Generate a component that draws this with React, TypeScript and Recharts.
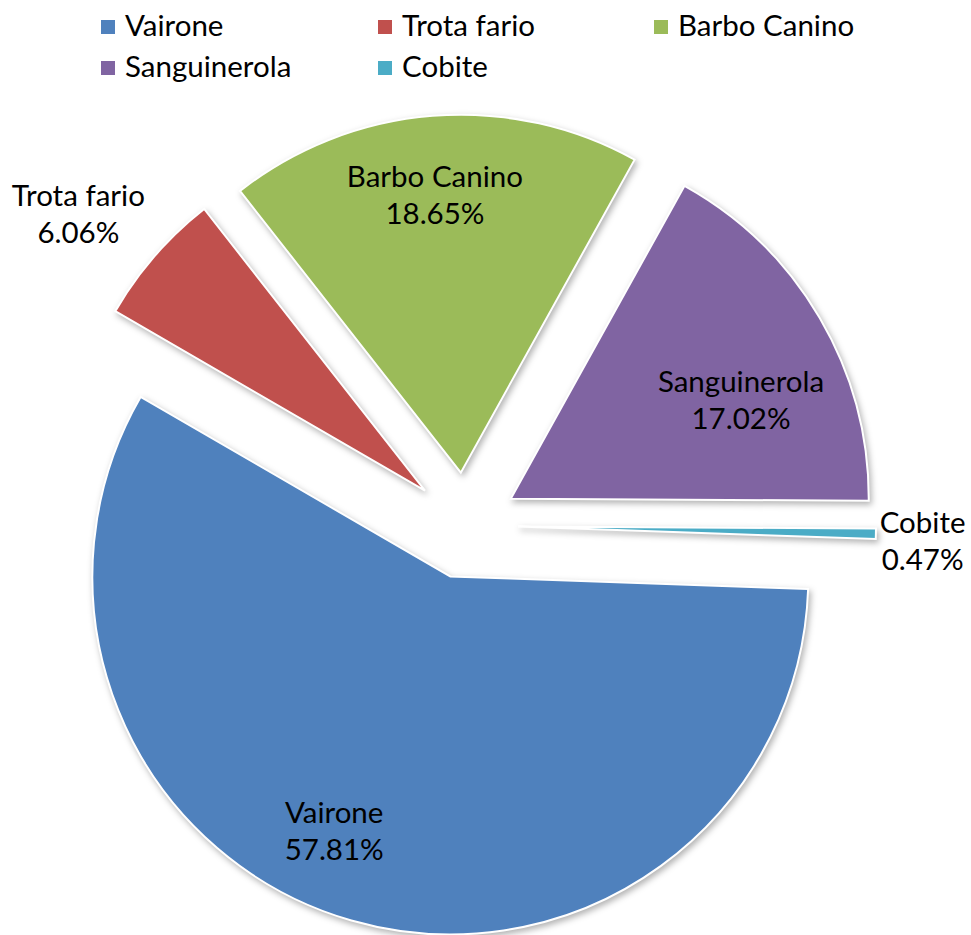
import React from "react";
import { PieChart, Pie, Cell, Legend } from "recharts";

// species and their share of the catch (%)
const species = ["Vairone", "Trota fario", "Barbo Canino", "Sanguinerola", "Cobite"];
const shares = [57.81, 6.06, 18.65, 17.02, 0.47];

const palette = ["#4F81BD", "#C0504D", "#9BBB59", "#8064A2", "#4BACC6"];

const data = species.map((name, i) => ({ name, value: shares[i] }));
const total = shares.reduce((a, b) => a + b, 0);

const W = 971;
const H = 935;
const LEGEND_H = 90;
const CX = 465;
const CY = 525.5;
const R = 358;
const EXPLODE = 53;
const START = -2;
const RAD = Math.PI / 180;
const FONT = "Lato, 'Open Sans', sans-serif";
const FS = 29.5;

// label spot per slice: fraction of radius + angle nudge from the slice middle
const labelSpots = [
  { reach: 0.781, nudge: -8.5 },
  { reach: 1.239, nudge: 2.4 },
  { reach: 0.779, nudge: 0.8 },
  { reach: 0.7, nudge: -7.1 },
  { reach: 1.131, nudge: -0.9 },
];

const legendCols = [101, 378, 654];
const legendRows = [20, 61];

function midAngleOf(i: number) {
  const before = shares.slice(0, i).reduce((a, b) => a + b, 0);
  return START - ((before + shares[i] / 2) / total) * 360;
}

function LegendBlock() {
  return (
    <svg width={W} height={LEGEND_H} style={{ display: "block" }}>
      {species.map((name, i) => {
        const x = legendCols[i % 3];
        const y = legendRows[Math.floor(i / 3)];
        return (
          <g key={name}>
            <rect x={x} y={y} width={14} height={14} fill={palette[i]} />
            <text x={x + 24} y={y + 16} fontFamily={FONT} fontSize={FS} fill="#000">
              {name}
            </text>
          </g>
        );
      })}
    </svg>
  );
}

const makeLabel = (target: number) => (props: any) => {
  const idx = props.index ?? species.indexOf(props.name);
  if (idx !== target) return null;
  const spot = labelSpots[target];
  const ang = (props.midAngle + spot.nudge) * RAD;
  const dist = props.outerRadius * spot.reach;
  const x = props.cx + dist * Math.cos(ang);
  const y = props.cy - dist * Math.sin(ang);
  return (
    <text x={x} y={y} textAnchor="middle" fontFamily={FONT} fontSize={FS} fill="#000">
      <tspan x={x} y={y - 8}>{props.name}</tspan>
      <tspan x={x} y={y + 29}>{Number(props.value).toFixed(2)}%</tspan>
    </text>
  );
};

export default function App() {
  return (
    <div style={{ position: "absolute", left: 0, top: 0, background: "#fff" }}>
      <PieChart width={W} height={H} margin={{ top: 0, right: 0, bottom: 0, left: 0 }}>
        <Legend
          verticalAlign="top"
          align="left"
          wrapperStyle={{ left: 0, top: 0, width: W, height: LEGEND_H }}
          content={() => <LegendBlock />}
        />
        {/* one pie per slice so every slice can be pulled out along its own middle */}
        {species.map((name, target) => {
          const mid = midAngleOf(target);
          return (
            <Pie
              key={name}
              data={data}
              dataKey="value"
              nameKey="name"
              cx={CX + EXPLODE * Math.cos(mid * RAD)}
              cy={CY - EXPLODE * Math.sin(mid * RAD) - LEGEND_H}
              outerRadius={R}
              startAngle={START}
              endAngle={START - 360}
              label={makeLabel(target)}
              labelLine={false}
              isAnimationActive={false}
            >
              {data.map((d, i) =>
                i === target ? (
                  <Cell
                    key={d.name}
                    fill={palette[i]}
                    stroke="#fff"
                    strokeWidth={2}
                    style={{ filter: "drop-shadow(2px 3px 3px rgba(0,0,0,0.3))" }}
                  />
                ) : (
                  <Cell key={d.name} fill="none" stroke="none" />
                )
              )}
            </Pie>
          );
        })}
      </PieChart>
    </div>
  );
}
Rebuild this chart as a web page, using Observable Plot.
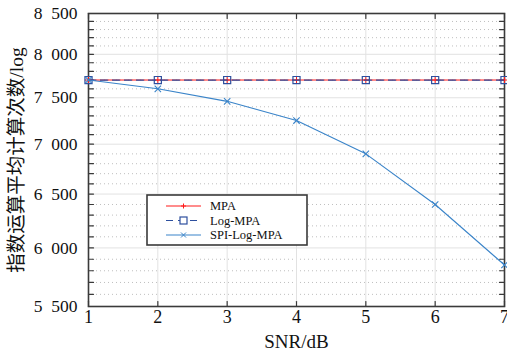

(The request): Repeat the listing above from its first line through the line that contains "const shares = [57.81, 6.06, 18.65, 17.02, 0.47];", both included, and nothing more. Drop the pictures.

(Exercise solution):
Generate a component that draws this with React, TypeScript and Recharts.
import React from "react";
import { PieChart, Pie, Cell, Legend } from "recharts";

// species and their share of the catch (%)
const species = ["Vairone", "Trota fario", "Barbo Canino", "Sanguinerola", "Cobite"];
const shares = [57.81, 6.06, 18.65, 17.02, 0.47];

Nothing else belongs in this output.